Кумар долбящий и созависимость. Трезвение и литература | страница 19
Антипророк
Меня ввели в сплошную шестикрылость —
шум складок, шелест перьев, трепет форм.
Набор медикаментов: хлороформ,
бинты и кровь в консервах, чья-то милость.
Но на соблазн могуществом таким:
— Я слаб, но несогласен, Серафим!
Ты в силах дать всеведенье пророка
и донную премудрость змей и рыб,
но, чтоб всосался в кожу детский всхлип
и дерева обиженного скрип,
останусь в русле общего потока.
— Влей я в тебя всеведенье, и стало б
светлеть пространство, раздвигаться ум,
пронзил бы уши горней речи шум…
— А если он не даст услышать жалоб?
Вот почему Набокова так раздражал Достоевский! Написать, конечно, можно и получше. Но кто сказал, что Достоевский писал хорошо? Достоевский писал гениально. А что есть гений, помимо «парадоксов друг», с тех пор, как эти парадоксы заключаются в демонстрации голого зада с прыщом? Вейнингер писал: «Творчество гения всегда направлено к тому, чтобы во всех людях терять себя, сливаться с многообразием жизни…» Парадокс гения в его экстравертности. Интровертные же просто хорошо пишут. В этом их неоспоримое достоинство и вечная соревновательность. Гений — тот, кто не ищет «малой свободы» типа свободы творчества. Чем не парадокс? Драма «ненужного хорошего» — драма соревнования, и если гению присуще поведение, как всякому человеку, то оно в принципе неспортивно.
Вышеславцев о Пушкине: «Он никогда не смешивает добра и зла, никогда не ставит себя по ту сторону добра и зла, в нем есть глубокое чувство греха и раскаяния».
Из Письма: «…именно это его свойство почти чревного разграничения добра и зла спасет его Там».
Чем-чем, а любовью взбунтовавшихся персонажей, отчленившихся теней тут не пахнет. Они полагают, что если добро не заложено в осуществляемый ими сюжет, как представительские расходы в смету, то и нечего волноваться. Поэт давно перестал быть создателем героев — Манфредов, Дон Карлосов, Онегиных, уступил поле поэзии персонажам. «Моральное творчество» он перенес в собственную душу. Паскаль говорил о Боге философов. Нам ситуация вполне позволяет говорить о Боге неофитов.
Неуравновешенный человек с крестом во всю грудь кричал в ответ на мою попытку урезонить его от хамства: «Это жидовский Бог зовет к смирению!
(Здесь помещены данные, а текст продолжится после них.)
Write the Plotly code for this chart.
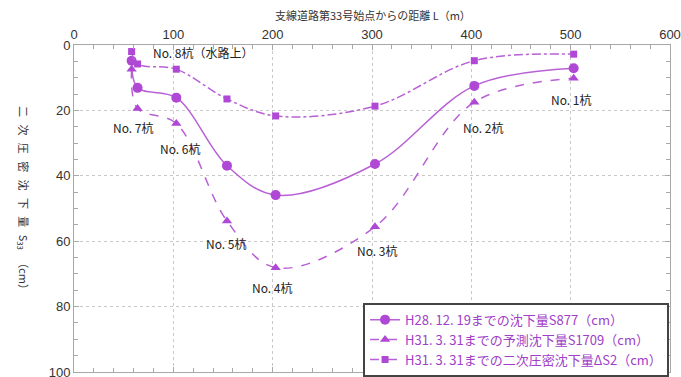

Иосиф Волоцкий к смирению не зовет!» Неофит выбирает Бога, как костюм, примеряет его к своим изъянам. Можно также определить нынешний «религиозный Ренессанс» как обретение Бога блатных. Имеется в виду блат в чисто советском смысле расширения возможностей. Блат как символ особых прав и гарантий. «Исповедоваться у Меня» в свое время звучало как «отобедать у Максима», означало принадлежность к касте посвященных. Блатные и неофиты сплошь и рядом сливались в некое социальное целое. И те, и другие знали, из какого магазина или с какой базы поставляется в пост семга к митрополичьему столу. Своего приноровленного Бога они оберегали от сглаза, как готтентоты или цыгане, а «изыдите, оглашенные» в различных модификациях срывалось с их уст еще чаще, чем цитаты из Священного Писания.